====== RECORDED DATA ======
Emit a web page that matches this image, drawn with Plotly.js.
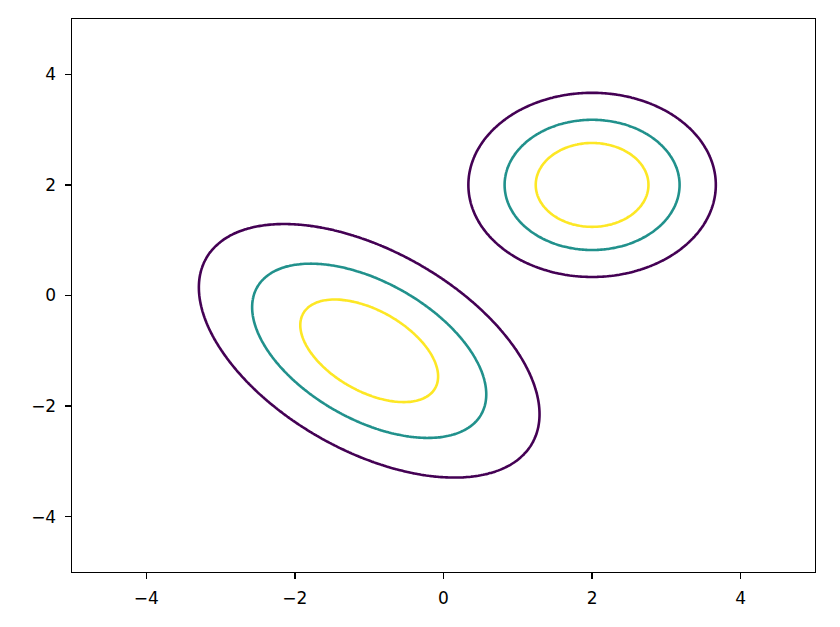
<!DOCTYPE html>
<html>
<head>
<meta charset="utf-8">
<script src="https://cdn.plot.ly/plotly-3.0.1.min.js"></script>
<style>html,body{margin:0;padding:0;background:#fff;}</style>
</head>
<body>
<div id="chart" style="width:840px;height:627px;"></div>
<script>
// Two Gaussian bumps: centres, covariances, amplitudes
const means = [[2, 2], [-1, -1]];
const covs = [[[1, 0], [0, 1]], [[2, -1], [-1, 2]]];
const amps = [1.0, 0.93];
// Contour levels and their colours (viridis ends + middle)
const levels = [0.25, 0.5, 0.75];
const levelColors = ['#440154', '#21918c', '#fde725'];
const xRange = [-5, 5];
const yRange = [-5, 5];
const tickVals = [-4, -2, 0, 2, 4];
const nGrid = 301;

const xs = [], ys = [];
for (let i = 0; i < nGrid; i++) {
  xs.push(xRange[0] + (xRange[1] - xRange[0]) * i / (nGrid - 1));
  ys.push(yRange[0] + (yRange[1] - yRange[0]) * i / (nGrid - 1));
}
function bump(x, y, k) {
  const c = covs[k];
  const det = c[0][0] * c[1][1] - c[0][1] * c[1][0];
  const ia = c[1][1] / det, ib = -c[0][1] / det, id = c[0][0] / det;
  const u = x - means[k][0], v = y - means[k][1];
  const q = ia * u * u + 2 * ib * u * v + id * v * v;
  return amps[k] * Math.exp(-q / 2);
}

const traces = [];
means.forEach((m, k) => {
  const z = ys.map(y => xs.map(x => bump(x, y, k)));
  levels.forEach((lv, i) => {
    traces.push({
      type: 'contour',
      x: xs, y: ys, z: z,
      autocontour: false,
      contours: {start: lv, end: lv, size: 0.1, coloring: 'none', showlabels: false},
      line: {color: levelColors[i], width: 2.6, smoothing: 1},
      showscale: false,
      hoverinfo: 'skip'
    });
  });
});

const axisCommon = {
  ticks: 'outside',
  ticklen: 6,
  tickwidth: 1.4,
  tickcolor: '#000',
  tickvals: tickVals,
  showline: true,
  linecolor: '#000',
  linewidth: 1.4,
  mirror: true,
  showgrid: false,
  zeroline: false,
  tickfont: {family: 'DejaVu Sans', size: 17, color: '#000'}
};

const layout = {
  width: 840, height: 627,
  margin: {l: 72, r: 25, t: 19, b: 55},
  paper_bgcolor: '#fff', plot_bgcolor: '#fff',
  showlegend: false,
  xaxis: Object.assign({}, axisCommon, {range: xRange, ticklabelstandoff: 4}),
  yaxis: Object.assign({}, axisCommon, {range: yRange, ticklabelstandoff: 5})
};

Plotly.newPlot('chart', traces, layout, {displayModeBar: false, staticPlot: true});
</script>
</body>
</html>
======
EXERCISE TASK: Restate the data above exactly, stripping out each image.

RESULT FOR THIS TASK:
Emit a web page that matches this image, drawn with Plotly.js.
<!DOCTYPE html>
<html>
<head>
<meta charset="utf-8">
<script src="https://cdn.plot.ly/plotly-3.0.1.min.js"></script>
<style>html,body{margin:0;padding:0;background:#fff;}</style>
</head>
<body>
<div id="chart" style="width:840px;height:627px;"></div>
<script>
// Two Gaussian bumps: centres, covariances, amplitudes
const means = [[2, 2], [-1, -1]];
const covs = [[[1, 0], [0, 1]], [[2, -1], [-1, 2]]];
const amps = [1.0, 0.93];
// Contour levels and their colours (viridis ends + middle)
const levels = [0.25, 0.5, 0.75];
const levelColors = ['#440154', '#21918c', '#fde725'];
const xRange = [-5, 5];
const yRange = [-5, 5];
const tickVals = [-4, -2, 0, 2, 4];
const nGrid = 301;

const xs = [], ys = [];
for (let i = 0; i < nGrid; i++) {
  xs.push(xRange[0] + (xRange[1] - xRange[0]) * i / (nGrid - 1));
  ys.push(yRange[0] + (yRange[1] - yRange[0]) * i / (nGrid - 1));
}
function bump(x, y, k) {
  const c = covs[k];
  const det = c[0][0] * c[1][1] - c[0][1] * c[1][0];
  const ia = c[1][1] / det, ib = -c[0][1] / det, id = c[0][0] / det;
  const u = x - means[k][0], v = y - means[k][1];
  const q = ia * u * u + 2 * ib * u * v + id * v * v;
  return amps[k] * Math.exp(-q / 2);
}

const traces = [];
means.forEach((m, k) => {
  const z = ys.map(y => xs.map(x => bump(x, y, k)));
  levels.forEach((lv, i) => {
    traces.push({
      type: 'contour',
      x: xs, y: ys, z: z,
      autocontour: false,
      contours: {start: lv, end: lv, size: 0.1, coloring: 'none', showlabels: false},
      line: {color: levelColors[i], width: 2.6, smoothing: 1},
      showscale: false,
      hoverinfo: 'skip'
    });
  });
});

const axisCommon = {
  ticks: 'outside',
  ticklen: 6,
  tickwidth: 1.4,
  tickcolor: '#000',
  tickvals: tickVals,
  showline: true,
  linecolor: '#000',
  linewidth: 1.4,
  mirror: true,
  showgrid: false,
  zeroline: false,
  tickfont: {family: 'DejaVu Sans', size: 17, color: '#000'}
};

const layout = {
  width: 840, height: 627,
  margin: {l: 72, r: 25, t: 19, b: 55},
  paper_bgcolor: '#fff', plot_bgcolor: '#fff',
  showlegend: false,
  xaxis: Object.assign({}, axisCommon, {range: xRange, ticklabelstandoff: 4}),
  yaxis: Object.assign({}, axisCommon, {range: yRange, ticklabelstandoff: 5})
};

Plotly.newPlot('chart', traces, layout, {displayModeBar: false, staticPlot: true});
</script>
</body>
</html>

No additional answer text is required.